He terminado de leer estas memorias del poeta Pedro Sevilla, bendecidas de sinceridad, emoción y transparencia por lo que cuenta y el modo de contarlo. He tocado con su lectura un poco la gracia y el amor que sostiene el mundo, porque no hay ni un solo momento en todo el libro, ni siquiera cuando se cuenta lo peor que le puede pasar a alguien, en que no haya una mirada amable sobre todas las cosas y todas las personas: la simpatía de las vecinas, del cura, la ternura incondicional de Josefa, los poetas, etc...

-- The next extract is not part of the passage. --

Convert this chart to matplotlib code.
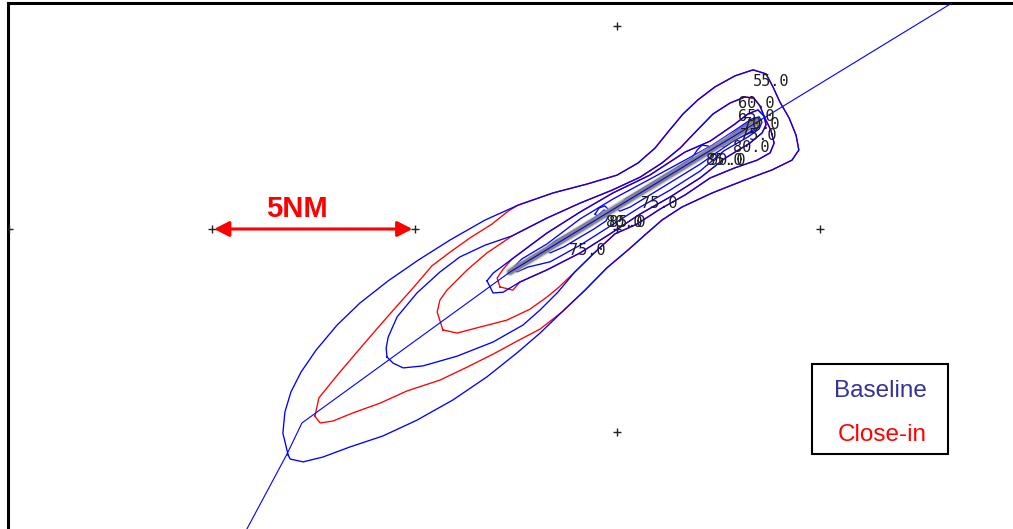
import numpy as np
import matplotlib
matplotlib.use("Agg")
import matplotlib.pyplot as plt
from matplotlib.patches import FancyArrowPatch, Rectangle, ArrowStyle

# ---------------------------------------------------------------------------
# Map frame: coordinates in nautical miles, origin at the central grid mark
# ---------------------------------------------------------------------------
W_PX, H_PX, DPI = 1013, 529, 100
PX_PER_NM = 40.5
ORIGIN_PX = (617.0, 229.0)
FRAME_LEFT_PX, FRAME_TOP_PX = 7.7, 3.3

# 5 NM reference grid marks
mark_x = [-15, -10, -5, 0, 5, 0, 0]
mark_y = [0, 0, 0, 0, 0, 5, -5]

# Flight track and runway
track_x = [-9.14, -8.15, -7.78, -2.64, 3.46, 8.27]
track_y = [-7.41, -5.56, -4.79, -1.06, 2.64, 5.58]
runway_x = [-2.64, 3.46]
runway_y = [-1.06, 2.64]

# Noise contour levels (dB)
levels = [55, 60, 65, 70, 75, 80, 85, 90]

# ---------------------------- Baseline contours ----------------------------
b55_x = [-8.12, -8.25, -8.20, -8.05, -7.80, -7.43, -6.91, -6.35, -5.65, -4.91,
         -4.12, -3.26, -2.44, -1.58, -0.74, 0.00, 0.52, 0.94, 1.28, 1.63,
         2.00, 2.42, 2.91, 3.36, 3.68, 3.85, 4.02, 4.25, 4.42, 4.49,
         4.32, 3.83, 3.16, 2.35, 1.60, 1.11, 0.72, 0.27, -0.25, -0.79,
         -1.36, -1.90, -2.47, -3.21, -4.05, -4.94, -5.78, -6.59, -7.26, -7.75,
         -8.07]
b55_y = [-5.58, -5.04, -4.52, -4.02, -3.53, -2.99, -2.37, -1.83, -1.28, -0.77,
         -0.27, 0.22, 0.59, 0.89, 1.11, 1.33, 1.63, 2.00, 2.42, 2.84,
         3.19, 3.51, 3.78, 3.93, 3.83, 3.51, 3.14, 2.74, 2.32, 1.95,
         1.70, 1.46, 1.21, 0.89, 0.54, 0.22, -0.12, -0.52, -0.96, -1.51,
         -2.05, -2.57, -3.06, -3.65, -4.22, -4.72, -5.11, -5.38, -5.63, -5.75,
         -5.68]

b60_x = [-5.68, -5.70, -5.65, -5.43, -4.94, -4.37, -3.88, -3.26, -2.59, -1.73,
         -0.91, -0.12, 0.57, 1.11, 1.56, 1.98, 2.37, 2.79, 3.16, 3.38,
         3.53, 3.65, 3.80, 3.88, 3.78, 3.46, 2.91, 2.30, 1.68, 1.06,
         0.49, -0.05, -0.54, -1.04, -1.46, -1.90, -2.32, -3.06, -3.95, -4.79,
         -5.28, -5.53]
b60_y = [-3.16, -2.94, -2.67, -2.17, -1.58, -1.06, -0.69, -0.40, -0.17, 0.27,
         0.64, 0.96, 1.28, 1.63, 2.00, 2.44, 2.84, 3.11, 3.26, 3.23,
         3.04, 2.74, 2.44, 2.12, 1.88, 1.70, 1.51, 1.26, 0.84, 0.49,
         0.12, -0.12, -0.57, -1.06, -1.56, -2.00, -2.37, -2.79, -3.14, -3.38,
         -3.43, -3.31]

b65_x = [-3.21, -3.06, -2.59, -1.73, -0.91, -0.10, 0.81, 1.68, 2.30, 2.91,
         3.23, 3.48, 3.63, 3.68, 3.58, 3.28, 2.67, 2.05, 1.31, 0.57,
         -0.17, -0.91, -1.73, -2.40, -2.81, -3.06]
b65_y = [-1.28, -1.09, -0.74, -0.10, 0.42, 0.89, 1.33, 1.90, 2.17, 2.59,
         2.84, 2.94, 2.79, 2.57, 2.37, 2.12, 1.75, 1.26, 0.79, 0.37,
         -0.12, -0.59, -1.01, -1.31, -1.56, -1.58]

b70_x = [-2.57, -2.35, -1.73, -0.91, -0.10, 0.81, 1.68, 2.35, 2.96, 3.33,
         3.51, 3.58, 3.51, 3.23, 2.64, 2.05, 1.31, 0.57, -0.17, -0.91,
         -1.65, -2.20, -2.47]
b70_y = [-0.96, -0.74, -0.37, 0.25, 0.74, 1.23, 1.70, 2.07, 2.47, 2.72,
         2.77, 2.64, 2.47, 2.27, 1.93, 1.43, 0.96, 0.54, 0.07, -0.40,
         -0.81, -0.94, -1.06]

b75a_x = [-1.78, -1.53, -1.04, -0.49, -0.32, -0.20, -0.27, -0.57, -0.91, -1.31, -1.65]
b75a_y = [-0.49, -0.30, -0.02, 0.32, 0.47, 0.37, 0.20, 0.00, -0.20, -0.44, -0.59]

b75b_x = [-0.02, 0.20, 1.01, 1.85, 1.98, 2.10, 2.25, 2.35, 2.91, 3.28,
          3.46, 3.53, 3.43, 2.91, 2.05, 1.01, 0.32, 0.07]
b75b_y = [0.52, 0.74, 1.23, 1.75, 1.95, 2.07, 2.05, 1.95, 2.40, 2.64,
          2.72, 2.59, 2.44, 2.20, 1.60, 0.96, 0.54, 0.44]

b80_x = [2.59, 2.99, 3.33, 3.46, 3.48, 3.23, 2.84, 2.64]
b80_y = [2.05, 2.30, 2.54, 2.62, 2.52, 2.37, 2.15, 2.02]

b80_isl_x = [-0.54, -0.44, -0.30, -0.20, -0.27, -0.44]
b80_isl_y = [0.37, 0.52, 0.57, 0.47, 0.32, 0.27]

# ---------------------------- Close-in contours ----------------------------
# Approach-end branches that differ from the baseline; elsewhere they coincide.
c55_up_x = [-7.46, -7.36, -6.94, -6.44, -5.95, -5.46, -5.04, -4.57, -4.12, -3.63, -3.09, -2.69]
c55_up_y = [-4.62, -4.17, -3.65, -3.06, -2.49, -1.93, -1.46, -0.91, -0.57, -0.22, 0.12, 0.44]
c55_lo_x = [-1.90, -2.47, -3.06, -3.70, -4.37, -5.19, -5.85, -6.52, -7.01, -7.33]
c55_lo_y = [-2.47, -2.77, -3.09, -3.41, -3.73, -4.00, -4.30, -4.54, -4.74, -4.79]

c60_up_x = [-4.30, -4.44, -4.37, -4.20, -3.70, -3.21, -2.81]
c60_up_y = [-2.49, -2.05, -1.75, -1.51, -1.01, -0.59, -0.32]
c60_lo_x = [-1.46, -1.73, -2.15, -2.72, -3.38, -3.95]
c60_lo_y = [-1.46, -1.68, -1.98, -2.25, -2.42, -2.57]

c65_up_x = [-2.89, -2.96, -2.81]
c65_up_y = [-1.43, -1.21, -0.99]
c65_lo_x = [-2.57]
c65_lo_y = [-1.51]

# Contour labels (level, position)
label_level = [55, 60, 65, 70, 75, 80, 85, 90, 75, 80, 85, 75]
label_x = [3.80, 3.43, 3.43, 3.56, 3.48, 3.31, 2.64, 2.72, 1.04, 0.17, 0.25, -0.74]
label_y = [3.63, 3.11, 2.79, 2.59, 2.32, 2.00, 1.70, 1.70, 0.64, 0.15, 0.15, -0.54]

legend_labels = ["Baseline", "Close-in"]
scale_label = "5NM"
scale_start, scale_end = -10, -5

# ---------------------------------------------------------------------------
BLUE = "#0000ff"
RED = "#ff0000"
LW = 0.95


def closed(xs, ys):
    xs = np.asarray(xs, float)
    ys = np.asarray(ys, float)
    return np.r_[xs, xs[:1]], np.r_[ys, ys[:1]]


fig = plt.figure(figsize=(W_PX / DPI, H_PX / DPI), dpi=DPI)
fig.patch.set_facecolor("white")
ax = fig.add_axes([FRAME_LEFT_PX / W_PX, 0.0,
                   (W_PX - FRAME_LEFT_PX) / W_PX, (H_PX - FRAME_TOP_PX) / H_PX])
ax.set_xlim((FRAME_LEFT_PX - ORIGIN_PX[0]) / PX_PER_NM, (W_PX - ORIGIN_PX[0]) / PX_PER_NM)
ax.set_ylim((ORIGIN_PX[1] - H_PX) / PX_PER_NM, (ORIGIN_PX[1] - FRAME_TOP_PX) / PX_PER_NM)
ax.set_xticks([])
ax.set_yticks([])
for side in ("right", "bottom"):
    ax.spines[side].set_visible(False)
for side in ("top", "left"):
    ax.spines[side].set_linewidth(2.2)
    ax.spines[side].set_color("black")

# Close-in contours (drawn beneath the baseline set)
b55x, b55y = np.array(b55_x), np.array(b55_y)
b60x, b60y = np.array(b60_x), np.array(b60_y)
b65x, b65y = np.array(b65_x), np.array(b65_y)
c55 = closed(np.r_[c55_up_x, b55x[12:41], c55_lo_x], np.r_[c55_up_y, b55y[12:41], c55_lo_y])
c60 = closed(np.r_[c60_up_x, b60x[8:34], c60_lo_x], np.r_[c60_up_y, b60y[8:34], c60_lo_y])
c65 = closed(np.r_[c65_up_x, b65x[2:24], c65_lo_x], np.r_[c65_up_y, b65y[2:24], c65_lo_y])
for cx, cy in (c55, c60, c65):
    ax.plot(cx, cy, color=RED, lw=LW, zorder=2)

# Baseline contours
for xs, ys in ((b55_x, b55_y), (b60_x, b60_y), (b65_x, b65_y), (b70_x, b70_y),
               (b75a_x, b75a_y), (b75b_x, b75b_y), (b80_x, b80_y),
               (b80_isl_x, b80_isl_y)):
    cx, cy = closed(xs, ys)
    ax.plot(cx, cy, color=BLUE, lw=LW, zorder=3)

# Runway (soft grey bar over the contours)
ax.plot(runway_x, runway_y, color="#a8a8a8", lw=6.2, alpha=0.5,
        solid_capstyle="round", zorder=3.2)
ax.plot(runway_x, runway_y, color="#858585", lw=4.2,
        solid_capstyle="round", zorder=3.3)

# Flight track
ax.plot(track_x, track_y, color=BLUE, lw=0.8, zorder=3.5)

# Grid marks
ax.plot(mark_x, mark_y, ls="none", marker="+", ms=6, mew=1.0,
        color="#222222", zorder=4)

# Contour level labels
for lvl, lx, ly in zip(label_level, label_x, label_y):
    ax.text(lx, ly, f"{lvl:.1f}", family="DejaVu Sans Mono", fontsize=11,
            color="#1e1e1e", ha="center", va="center", zorder=6)

# Scale bar
arrow = FancyArrowPatch((scale_start + 0.05, 0), (scale_end - 0.05, 0),
                        arrowstyle=ArrowStyle("<|-|>", head_length=9.0, head_width=4.6),
                        mutation_scale=1, color=RED, lw=2.2,
                        shrinkA=0, shrinkB=0, zorder=5)
ax.add_patch(arrow)
ax.text(-7.91, 0.30, scale_label, color=RED, fontsize=21, fontweight="bold",
        family="Liberation Sans", ha="center", va="baseline", zorder=6)

# Legend box
fig.add_artist(Rectangle((811.5 / W_PX, 1 - 454.0 / H_PX), 136.0 / W_PX, 90.5 / H_PX,
                         transform=fig.transFigure, facecolor="white",
                         edgecolor="black", lw=1.5, zorder=10))
fig.text(880.0 / W_PX, 1 - 396.7 / H_PX, legend_labels[0], color="#333399",
         fontsize=17.5, family="Liberation Sans", ha="center", va="baseline", zorder=11)
fig.text(882.0 / W_PX, 1 - 440.7 / H_PX, legend_labels[1], color=RED,
         fontsize=17.5, family="Liberation Sans", ha="center", va="baseline", zorder=11)

fig.savefig("out.png", dpi=DPI, facecolor="white")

Siempre he pensado que la poesía es la manera más elegante de desnudarse, como en estas memorias ha hecho Pedro Sevilla, que da la sensación de abrirnos la puerta de su corazón desde luego no para exhibirse sino con la libertad de los niños, bajo la luz directa de unas vidrieras catedralicias, como san Agustín en sus Confesiones.
Y lo hace sin caer en el tópico ni en el rebuscamiento. Su don es sorprender desde la naturalidad.
La poesía, como Dios y el amor, nos salva del olvido y de la muerte. Y ese alto cometido ilumina este libro desde la primera palabra hasta su final.
Siempre me ha sobrecogido la indiferencia del mundo ante la muerte de lo más importante del mundo: una persona. Con razón mi padre, cuando lloraba de niño en el funeral de su madre, no entendía que a unos metros de él un hombre se estuviera riendo con no sé qué cosas.
Qué bien lo expresa Pedro Sevilla en estas líneas, con las que recomiendo encarecidamente su lectura
"El sol, la luna, las estrellas, el río, no saben que mi madre ha muerto y siguen con sus brillos y sus matemáticas, con sus aguas abajo. Solo cuando los miro o los evoco, se ponen tristes."